Une situation «exceptionnelle », un dossier « sensible »

Plus étonnant encore, aucun détail concernant cet appel n’a été évoqué par les instances européennes. Il est du coup difficile de savoir si le service juridique du Conseil européen a contesté l’ensemble de la décision de la CEJ ou une partie spécifique de ce jugement. Contacté par Telquel.ma, le service presse du service juridique du Conseil européen affirme n’avoir « aucun détail à ce sujet » à cause du « peu d’informations reçues ». Une situation « exceptionnelle » qui, selon ce service, s’explique par le « caractère sensible du dossier ». La même source affirme également que ce manque d’information a pour but de ne pas « dévoiler la stratégie de défense ».

Malgré le mystère qui plane autour de l’appel, la diplomatie marocaine se voulait confiante. Contacté par TelQuel, l’ambassadeur du Maroc auprès de l’UE, Menouar Alem, affirmait que la Commission européenne a, lors de ses rencontres avec la diplomatie marocaine, témoigné de son « engagement total » dans la défense du Maroc sur ce dossier. Finalement, l’appel déposé ne correspond pas aux attentes du Maroc.

Retombées néfastes

« Une décision de la Cour de justice qui ne serait pas favorable au Maroc pourrait entraîner l’annulation pure et simple de l’ensemble des accords liant le royaume et les 28 », affirme une source diplomatique. L’éventuelle mise en place d’un mécanisme de surveillance des retombées socio-économiques de l’exploitation des ressources dans les provinces du Sud,  implémentée dans le cadre des accords de pêche, n’est pas envisageable. Et le gouvernement marocain, via cette décision manifeste son ras-le-bol. « Le gouvernement a réitéré son rejet total de l’arrêt du Tribunal de l’Union européenne du 10 décembre 2015. Le gouvernement a dénoncé le caractère hautement politique de cette décision, ses arguments infondés, sa logique biaisée et ses conclusions contraires au droit international et en désaccord avec les résolutions du Conseil de Sécurité de l’ONU » s’insurge le royaume par voie de communiqué du ministère de la Communication.

Lire aussi : Accords agricoles: Que cache le silence autour de l’appel du Conseil européen?

Le verdict de la CJUE est d’autant plus important que le Maroc doit se préparer à faire face à une autre affaire devant l’institution judiciaire européenne. En effet, une plainte dénonçant les accords de pêche ratifiés en 2014, déposée par une association proche du Polisario auprès de la Cour de justice, a été placée en sursis suite à une demande de la Commission européenne.

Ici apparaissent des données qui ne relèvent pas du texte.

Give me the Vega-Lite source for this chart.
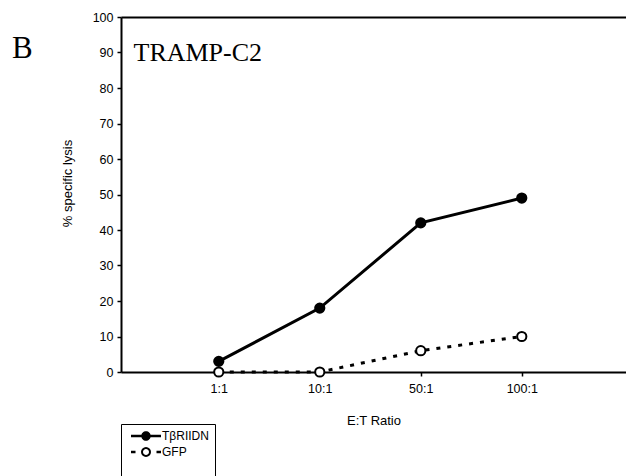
{
  "$schema": "https://vega.github.io/schema/vega-lite/v6.json",
  "width": 505,
  "height": 355,
  "autosize": {"type": "none"},
  "padding": {"left": 121, "top": 17, "right": 0, "bottom": 104},
  "background": "white",
  "config": {
    "view": {"stroke": null},
    "font": "Liberation Sans",
    "axis": {
      "labelColor": "black",
      "domainColor": "black",
      "tickColor": "black",
      "titleColor": "black",
      "grid": false,
      "labelFont": "Liberation Sans",
      "titleFont": "Liberation Sans",
      "titleFontWeight": "normal"
    }
  },
  "title": {
    "text": "B",
    "anchor": "start",
    "frame": "group",
    "orient": "top",
    "baseline": "alphabetic",
    "offset": -78,
    "dx": -109,
    "font": "Liberation Serif",
    "fontSize": 31,
    "fontWeight": "normal",
    "color": "black"
  },
  "data": {
    "values": [
      {"ratio": "1:1", "group": "TβRIIDN", "lysis": 3},
      {"ratio": "10:1", "group": "TβRIIDN", "lysis": 18},
      {"ratio": "50:1", "group": "TβRIIDN", "lysis": 42},
      {"ratio": "100:1", "group": "TβRIIDN", "lysis": 49},
      {"ratio": "1:1", "group": "GFP", "lysis": 0},
      {"ratio": "10:1", "group": "GFP", "lysis": 0},
      {"ratio": "50:1", "group": "GFP", "lysis": 6},
      {"ratio": "100:1", "group": "GFP", "lysis": 10}
    ]
  },
  "encoding": {
    "y": {
      "field": "lysis",
      "type": "quantitative",
      "scale": {"domain": [0, 100], "nice": false},
      "axis": {
        "title": "% specific lysis",
        "values": [0, 10, 20, 30, 40, 50, 60, 70, 80, 90, 100],
        "labelFontSize": 12.5,
        "labelPadding": 4,
        "tickSize": 4,
        "tickWidth": 1.5,
        "domainWidth": 2,
        "titleFontSize": 13,
        "titlePadding": 18,
        "titleY": 166
      }
    }
  },
  "layer": [
    {
      "transform": [{"filter": {"field": "group", "equal": "TβRIIDN"}}],
      "mark": {"type": "line", "color": "black", "strokeWidth": 3},
      "encoding": {
        "x": {
          "field": "ratio",
          "type": "ordinal",
          "sort": ["1:1", "10:1", "50:1", "100:1"],
          "scale": {"type": "point", "padding": 1.038, "align": 0.484},
          "axis": {
            "orient": "bottom",
            "title": "E:T Ratio",
            "labelAngle": 0,
            "labelFontSize": 12.5,
            "labelPadding": 6,
            "tickSize": 4,
            "tickWidth": 1.5,
            "domainWidth": 2,
            "titleFontSize": 13,
            "titlePadding": 20
          }
        }
      }
    },
    {
      "transform": [{"filter": {"field": "group", "equal": "GFP"}}],
      "mark": {"type": "line", "color": "black", "strokeWidth": 3, "strokeDash": [4, 7]},
      "encoding": {
        "x": {
          "field": "ratio",
          "type": "ordinal",
          "sort": ["1:1", "10:1", "50:1", "100:1"],
          "scale": {"type": "point", "padding": 1.038, "align": 0.484},
          "axis": null
        }
      }
    },
    {
      "transform": [{"filter": {"field": "group", "equal": "TβRIIDN"}}],
      "mark": {"type": "point", "filled": true, "fill": "black", "size": 85, "stroke": "black", "strokeWidth": 2, "opacity": 1},
      "encoding": {
        "x": {
          "field": "ratio",
          "type": "ordinal",
          "sort": ["1:1", "10:1", "50:1", "100:1"],
          "scale": {"type": "point", "padding": 1.038, "align": 0.484},
          "axis": {
            "orient": "top",
            "labels": false,
            "ticks": false,
            "domainWidth": 2,
            "title": "TRAMP-C2",
            "titleFont": "Liberation Serif",
            "titleFontSize": 26,
            "titleFontWeight": "normal",
            "titleAlign": "left",
            "titleBaseline": "alphabetic",
            "titleAngle": 0,
            "titleX": 12,
            "titleY": 43
          }
        }
      }
    },
    {
      "transform": [{"filter": {"field": "group", "equal": "GFP"}}],
      "mark": {"type": "point", "filled": true, "fill": "white", "size": 85, "stroke": "black", "strokeWidth": 2, "opacity": 1},
      "encoding": {
        "x": {
          "field": "ratio",
          "type": "ordinal",
          "sort": ["1:1", "10:1", "50:1", "100:1"],
          "scale": {"type": "point", "padding": 1.038, "align": 0.484},
          "axis": null
        }
      }
    },
    {
      "mark": {"type": "point", "filled": true, "color": "black", "size": 0, "strokeWidth": 0},
      "encoding": {
        "x": {
          "field": "ratio",
          "type": "ordinal",
          "sort": ["1:1", "10:1", "50:1", "100:1"],
          "scale": {"type": "point", "padding": 1.038, "align": 0.484},
          "axis": null
        },
        "shape": {
          "field": "group",
          "type": "nominal",
          "scale": {
            "domain": ["TβRIIDN", "GFP"],
            "range": [
              "M-3,-0.25H3V0.25H-3ZM0.95,0A0.95,0.95,0,1,1,-0.95,0A0.95,0.95,0,1,1,0.95,0Z",
              "M-3,-0.25L-2.1,-0.25L-2.1,0.25L-3,0.25ZM2.1,-0.25L3,-0.25L3,0.25L2.1,0.25ZM1,0L0.924,0.383L0.707,0.707L0.383,0.924L0,1L-0.383,0.924L-0.707,0.707L-0.924,0.383L-1,0L-0.924,-0.383L-0.707,-0.707L-0.383,-0.924L0,-1L0.383,-0.924L0.707,-0.707L0.924,-0.383ZM0.6,0L0.554,-0.23L0.424,-0.424L0.23,-0.554L0,-0.6L-0.23,-0.554L-0.424,-0.424L-0.554,-0.23L-0.6,0L-0.554,0.23L-0.424,0.424L-0.23,0.554L0,0.6L0.23,0.554L0.424,0.424L0.554,0.23Z"
            ]
          },
          "legend": {
            "orient": "none",
            "legendX": 0,
            "legendY": 407,
            "title": "\u00a0",
            "titleOrient": "bottom",
            "titleFontSize": 10,
            "titlePadding": 8,
            "strokeColor": "black",
            "fillColor": "white",
            "padding": 6,
            "symbolSize": 100,
            "symbolOffset": 13,
            "symbolFillColor": "black",
            "symbolStrokeWidth": 0,
            "symbolOpacity": 1,
            "labelOffset": 10,
            "labelFontSize": 12,
            "labelColor": "black",
            "rowPadding": 4,
            "encode": {
              "labels": {
                "update": {
                  "font": {"signal": "datum.value === 'GFP' ? 'Liberation Sans' : 'Liberation Serif'"},
                  "fontWeight": {"signal": "datum.value === 'GFP' ? 'normal' : 'bold'"},
                  "dx": {"signal": "datum.value === 'GFP' ? 12 : 0"}
                }
              }
            }
          }
        }
      }
    }
  ],
  "resolve": {"axis": {"x": "independent"}}
}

Le Maroc annonce par ailleurs la création d’ « un Comité interministériel, composé des Ministères des Affaires étrangères et de la Coopération, de l’Intérieur et de l’Agriculture et de la Pêche Maritime, […] pour suivre de près le développement de ce dossier et proposer, le cas échéant, les mesures appropriées qu’il y aurait lieu de prendre pour préserver les intérêts nationaux légitimes », précise le communiqué du ministère de la Communication.